**WHAT IS ASKED**
Write out the listing, please, but only from its first line through the line containing "import numpy as np", exactly as given and without pictures.

[Records with drawing code]
★ ★ ★ ★ ★

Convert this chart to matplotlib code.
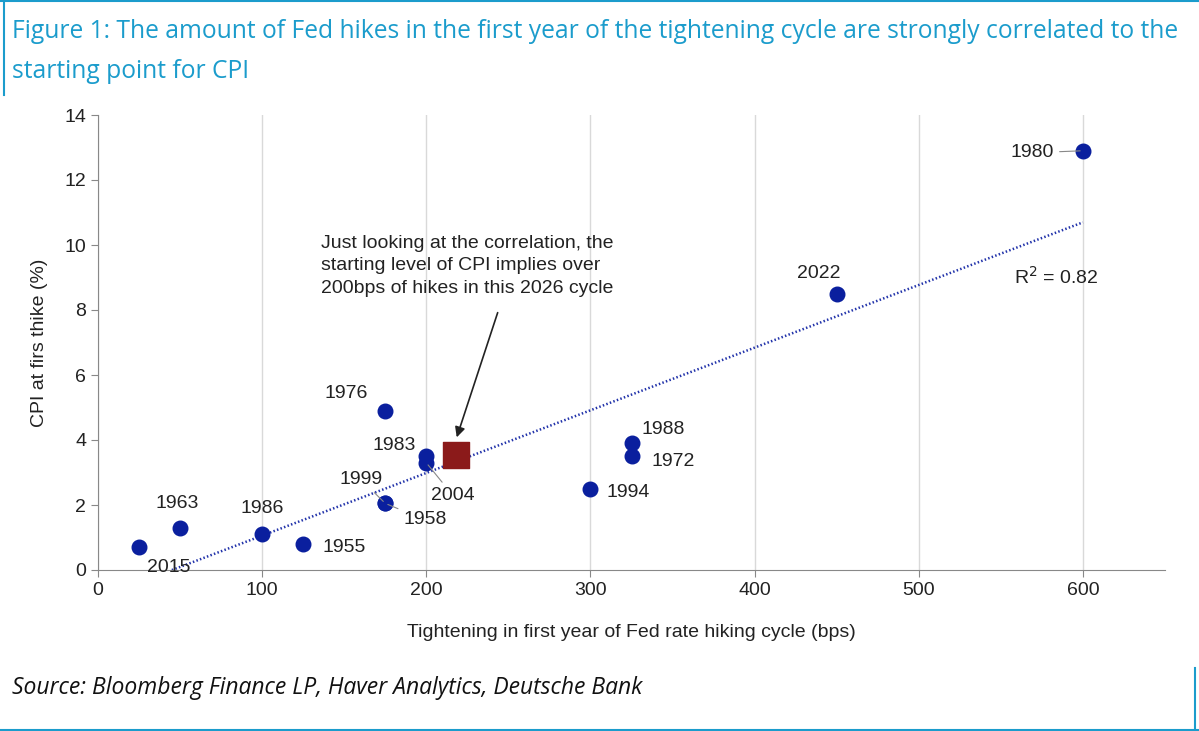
import matplotlib
matplotlib.use("Agg")
import matplotlib.pyplot as plt
import numpy as np

years = ["2015","1963","1986","1955","1976","1983","2004","1999","1958","1994","1988","1972","2022","1980"]
hikes = [25, 50, 100, 125, 175, 200, 200, 175, 175, 300, 325, 325, 450, 600]
cpi   = [0.7, 1.3, 1.1, 0.8, 4.9, 3.5, 3.3, 2.05, 2.05, 2.5, 3.9, 3.5, 8.5, 12.9]
cur_hike, cur_cpi = 218, 3.55
trend_slope, trend_icpt = 0.01928, -0.87
trend_x = [45, 600]

fig = plt.figure(figsize=(11.99, 7.31), dpi=100)
ax = fig.add_axes([98/1199, 1-570/731, (1165-98)/1199, (570-115)/731])
teal = "#1b9ccc"
fig.text(12/1199, 1-32/731, "Figure 1: The amount of Fed hikes in the first year of the tightening cycle are strongly correlated to the",
         color=teal, fontsize=17.7, va="center", family="Open Sans")
fig.text(12/1199, 1-72/731, "starting point for CPI", color=teal, fontsize=17.7, va="center", family="Open Sans")
fig.add_artist(plt.Line2D([4/1199, 4/1199], [1, 1-95/731], color=teal, lw=1.5))
fig.add_artist(plt.Line2D([0, 1], [1-1/731, 1-1/731], color=teal, lw=1.5))
fig.add_artist(plt.Line2D([1195/1199, 1195/1199], [0, 1-668/731], color=teal, lw=1.5))
fig.add_artist(plt.Line2D([0, 1], [1/731, 1/731], color=teal, lw=1.5))

tx = np.array(trend_x)
ax.plot(tx, trend_slope*tx + trend_icpt, color="#2233aa", lw=1.8, linestyle=(0, (0.6, 0.9)))
ax.scatter(hikes, cpi, s=110, color="#0a1f9e", zorder=3)
ax.scatter([cur_hike], [cur_cpi], s=330, marker="s", color="#8b1a1a", zorder=4)

fs = 14
lab = dict(fontsize=fs, color="#222222", family="Liberation Sans")
arr = dict(arrowstyle="-", color="#888", lw=0.8)
ax.annotate("2015", (25, 0.7), (30, -0.05), **lab)
ax.annotate("1963", (50, 1.3), (35, 1.9), **lab)
ax.annotate("1986", (100, 1.1), (87, 1.75), **lab)
ax.annotate("1955", (125, 0.8), (137, 0.55), **lab)
ax.annotate("1976", (175, 4.9), (138, 5.3), **lab)
ax.annotate("1983", (200, 3.5), (167, 3.7), **lab)
ax.annotate("2004", (200, 3.3), (203, 2.15), arrowprops=arr, **lab)
ax.annotate("1999", (175, 2.05), (147, 2.65), arrowprops=arr, **lab)
ax.annotate("1958", (175, 2.05), (186, 1.4), arrowprops=arr, **lab)
ax.annotate("1994", (300, 2.5), (310, 2.25), **lab)
ax.annotate("1988", (325, 3.9), (331, 4.2), **lab)
ax.annotate("1972", (325, 3.5), (337, 3.2), **lab)
ax.annotate("2022", (450, 8.5), (426, 9.0), **lab)
ax.annotate("1980", (600, 12.9), (556, 12.7), arrowprops=arr, **lab)
ax.text(558, 8.8, "R$^2$ = 0.82", **lab)
ax.text(136, 10.3, "Just looking at the correlation, the\nstarting level of CPI implies over\n200bps of hikes in this 2026 cycle",
        fontsize=fs, color="#222", family="Liberation Sans", linespacing=1.4, va="top")
ax.annotate("", (cur_hike, cur_cpi+0.45), (244, 8.0),
            arrowprops=dict(arrowstyle="-|>", color="#222", lw=1.2, mutation_scale=15))

ax.set_xlim(0, 650)
ax.set_ylim(0, 14)
ax.set_xticks(range(0, 700, 100))
ax.set_yticks(range(0, 16, 2))
ax.grid(axis="x", color="#d9d9d9", lw=1)
ax.set_axisbelow(True)
for s in ["top", "right"]:
    ax.spines[s].set_visible(False)
for s in ["left", "bottom"]:
    ax.spines[s].set_color("#888")
ax.tick_params(labelsize=14, colors="#222", length=5, color="#888")
for t in ax.get_xticklabels()+ax.get_yticklabels():
    t.set_family("Liberation Sans")
ax.set_xlabel("Tightening in first year of Fed rate hiking cycle (bps)", fontsize=14, family="Liberation Sans", labelpad=18, color="#222")
ax.set_ylabel("CPI at firs thike (%)", fontsize=14, family="Liberation Sans", labelpad=12, color="#222")
fig.text(12/1199, 1-688/731, "Source: Bloomberg Finance LP, Haver Analytics, Deutsche Bank",
         fontsize=16.5, style="italic", va="center", family="Open Sans", color="#111")
fig.savefig("out.png", dpi=100)
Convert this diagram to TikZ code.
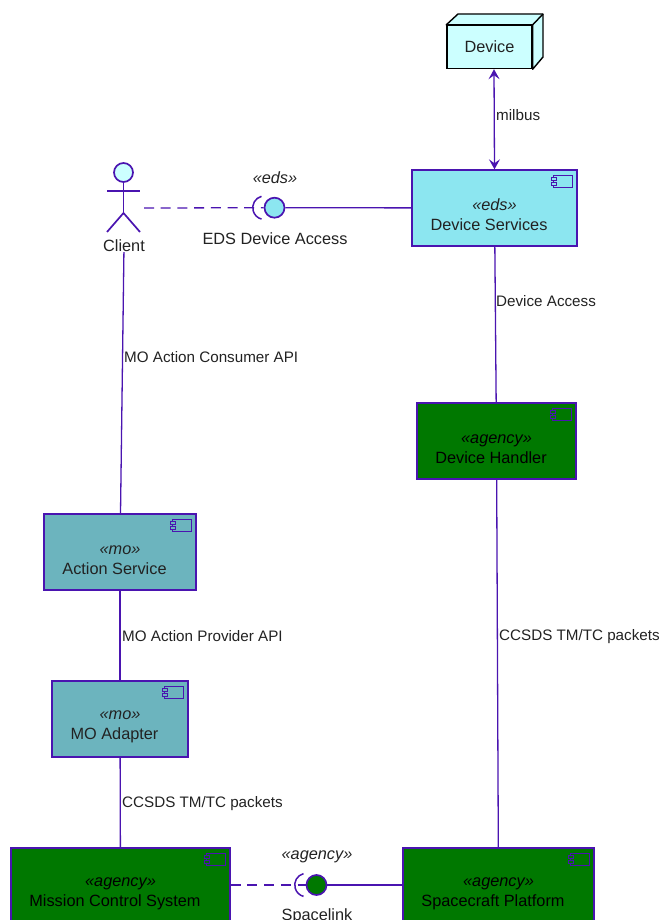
\documentclass[tikz,border=0pt]{standalone}
\usepackage{xcolor}
\usepackage{fontspec}
\setmainfont{Liberation Sans}
\usetikzlibrary{arrows.meta}
\definecolor{linecol}{HTML}{4A14B0}
\definecolor{txtcol}{HTML}{222222}
\definecolor{edscol}{HTML}{8CE6F0}
\definecolor{mocol}{HTML}{6CB4BE}
\definecolor{agencycol}{HTML}{007800}
\definecolor{devcol}{HTML}{CCFFFF}
\newcommand{\comptext}[2]{\mbox{}\\[5pt]{\itshape «#1»}\hspace*{11pt}\\#2\hspace*{11pt}}
\tikzset{
  comp/.style={draw=linecol, line width=1.4pt, inner sep=0pt, minimum height=76pt,
    align=center, text=txtcol, font=\fontsize{16.3}{20}\selectfont},
  lbl/.style={inner sep=0pt, text=txtcol, font=\fontsize{15.2}{18}\selectfont},
  ifacetxt/.style={inner sep=0pt, text=txtcol, font=\fontsize{16.3}{20}\selectfont},
  wire/.style={draw=linecol, line width=1.3pt},
  iface/.style={circle, draw=linecol, line width=1.7pt, minimum size=20pt, inner sep=0pt},
  tip/.style={{Stealth[inset=4pt,length=10pt,width=11pt]}-{Stealth[inset=4pt,length=10pt,width=11pt]}},
}
\begin{document}
\begin{tikzpicture}[x=1pt,y=-1pt]
    \useasboundingbox (0,0) rectangle (660,920);
    \clip (0,0) rectangle (660,920);
    % boxes
    \node[comp, fill=edscol, minimum width=165pt] (devserv) at (494.5,208) {\comptext{eds}{Device Services}};
    \node[comp, fill=agencycol, minimum width=159pt, text=black] (handler) at (496.5,441) {\comptext{agency}{Device Handler}};
    \node[comp, fill=mocol, minimum width=152pt] (action) at (120,552) {\comptext{mo}{Action Service}};
    \node[comp, fill=mocol, minimum width=136pt] (adapter) at (120,719) {\comptext{mo}{MO Adapter}};
    \node[comp, fill=agencycol, minimum width=219pt, text=black] (mcs) at (120.5,886) {\comptext{agency}{Mission Control System}};
    \node[comp, fill=agencycol, minimum width=191pt, text=black] (platform) at (498.5,886) {\comptext{agency}{Spacecraft Platform}};
    % small component icons
    \foreach \n/\c in {devserv/edscol,handler/agencycol,action/mocol,adapter/mocol,mcs/agencycol,platform/agencycol} {
      \draw[draw=linecol, line width=1.4pt] ([xshift=-24pt,yshift=-6pt]\n.north east) rectangle ([xshift=-5pt,yshift=-18pt]\n.north east);
      \draw[draw=linecol, line width=1.2pt, fill=\c] ([xshift=-26.5pt,yshift=-8pt]\n.north east) rectangle ([xshift=-21.5pt,yshift=-11.5pt]\n.north east);
      \draw[draw=linecol, line width=1.2pt, fill=\c] ([xshift=-26.5pt,yshift=-13pt]\n.north east) rectangle ([xshift=-21.5pt,yshift=-16.5pt]\n.north east);
    }
    % device
    \node[draw=black, line width=1.4pt, fill=devcol, minimum width=85pt, minimum height=43pt, inner sep=0pt, text=txtcol, font=\fontsize{16.3}{20}\selectfont] (device) at (489.5,47) {\raisebox{-1pt}{Device}};
    \draw[draw=black, line width=1.4pt, fill=devcol, line join=round] (device.north west) -- (458,14) -- (543,14) -- (543,57) -- (device.south east) -- (device.north east) -- cycle;
    \draw[draw=black, line width=1.4pt] (device.north east) -- (543,14);
    % actor
    \node[circle, draw=linecol, line width=1.7pt, fill=devcol, minimum size=19pt, inner sep=0pt] (head) at (123.5,172.5) {};
    \coordinate (hip) at (123.5,213);
    \draw[wire, line width=1.7pt] (head.south) -- (hip);
    \draw[wire, line width=1.7pt] (107,191) -- (140,191);
    \draw[wire, line width=1.7pt] (107,232) -- (hip) -- (140,232);
    \node[ifacetxt] (client) at (124,246) {Client};
    \coordinate (clientout) at (144,208);
    % interfaces
    \node[iface, fill=edscol] (edsif) at (274.5,207.7) {};
    \node[iface, fill=agencycol] (spaceif) at (316.5,885) {};
    \draw[wire, dash pattern=on 10pt off 6.7pt] (clientout) -- (edsif);
    \draw[wire, dash pattern=on 10pt off 6.7pt] (mcs.east |- spaceif) -- (spaceif);
    \draw[wire] (edsif) -- (devserv);
    \draw[wire] (spaceif) -- (platform.west |- spaceif);
    \draw[draw=linecol, line width=1.5pt] ([xshift=-13pt,yshift=11.4pt]edsif.center) arc[start angle=105, delta angle=150, radius=11.8pt];
    \draw[draw=linecol, line width=1.5pt] ([xshift=-13pt,yshift=11.4pt]spaceif.center) arc[start angle=105, delta angle=150, radius=11.8pt];
    % connectors
    \draw[wire, tip] ([xshift=4.5pt]device.south) -- (devserv.north);
    \draw[wire] (devserv) -- (handler);
    \draw[wire] (handler) -- (platform);
    \draw[wire] (client) -- (action);
    \draw[wire] (action) -- (adapter);
    \draw[wire] (adapter) -- (mcs);
    % labels
    \node[lbl, anchor=west] (l1) at (496,115.5) {milbus};
    \node[lbl, anchor=west] (l2) at (496,301.5) {Device Access};
    \node[lbl, anchor=west] (l3) at (124,357.5) {MO Action Consumer API};
    \node[lbl, anchor=west] (l4) at (499,636.5) {CCSDS TM/TC packets};
    \node[lbl, anchor=west] (l5) at (122,636) {MO Action Provider API};
    \node[lbl, anchor=west] (l6) at (122,803.5) {CCSDS TM/TC packets};
    \node[ifacetxt, font=\fontsize{16.3}{20}\itshape] (s1) at (275,178) {«eds»};
    \node[ifacetxt] (n1) at (275,239) {EDS Device Access};
    \node[ifacetxt, font=\fontsize{16.3}{20}\itshape] (s2) at (317,857) {«agency»};
    \node[ifacetxt] (n2) at (317,916) {Spacelink};
\end{tikzpicture}
\end{document}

★ ★ ★ ★ ★

**ANSWER TO THE PROBLEM**
Convert this chart to matplotlib code.
import matplotlib
matplotlib.use("Agg")
import matplotlib.pyplot as plt
import numpy as np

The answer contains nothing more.